Many Capacity Managers face a common pain:
Our existing Capacity Planning reports are full of information but nobody outside the Capacity Management team is able to understand them.
We learned a few key factors that make a “Capacity Planning report” (a Capacity Plan) effective.
1. Set the scenario and share assumptions
- Not everybody reads your report every day: make sure you clearly introduce it with an executive summary (most people won’t go beyond that)
- Remember to clearly state hypotheses, assumptions and other relevant information
2. Minimize information and focus on bottlenecks
- Aggregate homogeneous resources into clusters: if you have 25 balanced web servers they can be represented as one single aggregate view
- Use heat maps to reduce the footprint
- Focus on resources that are either consuming the most (“Top 10 systems by Memory utilization”) or with the least available capacity (“10 SAN boxes closest to saturation”); these are almost for sure going to be your bottlenecks
3. Translate into business-like terms
Whether reporting about capacity of an IT infrastructure silo (Midrange machines, Network devices, Application Servers, etc.) or about the capacity of a service (Mobile banking, Web Portals, Mail system), the reader is probably looking for these answers:
- How many users are we able to sustain?
- How many transactions can we process on a (hourly, daily, monthly, peak) basis?

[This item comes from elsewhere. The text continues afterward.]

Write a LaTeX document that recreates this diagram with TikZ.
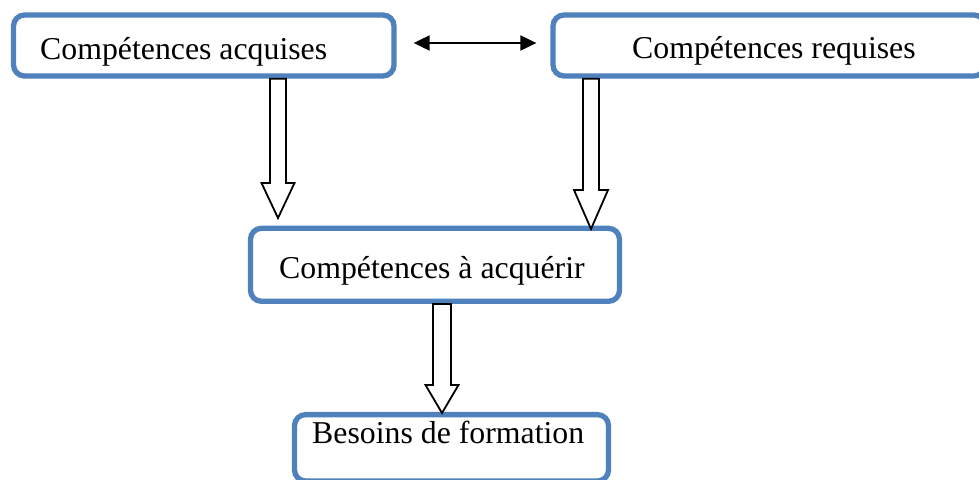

- How much can we grow before we need to increase resources?
The best way to translate your data (CPU or Memory Utilization, disk space, network bandwidth usage, number of transactions, online sessions, etc.) is correlation: everyone understands “We are currently able to sustain 1500 visits an hour” while “The peak CPU Utilization has been 76%” is too technical.
This is how:
- start analyzing your data by looking at which metric is well correlated with another (for example by using scatter plots)
- clean and filter your data to get rid of numerical outliers (for example consider only working hours 9AM-5PM so that the nightly backup is not interfering)
- keep correlating until all metrics talk a common language (for example CPU utilization of the web server cluster is well correlated to the number of web hits, which is in turn well correlated to the number of visits to your web site)
4. Statistics helps
Wipe off some dust from your college books about statistics or read specific articles like “Statistics for the Performance Analyst”. Learn to reduce as much as possible the quantity of data you display by applying the correct statistical function (for example average of CPU Utilization, 90th percentile of Response Times, standard deviation of Jitter etc).
5. Data Visualization matters
The profile of a Capacity Manager must include strong communication skills and this applies to reports too: not only quality of information but also quality of display. Create a check list based on tips found on data visualization and reporting websites such as Mike tips list and Reporting best practices.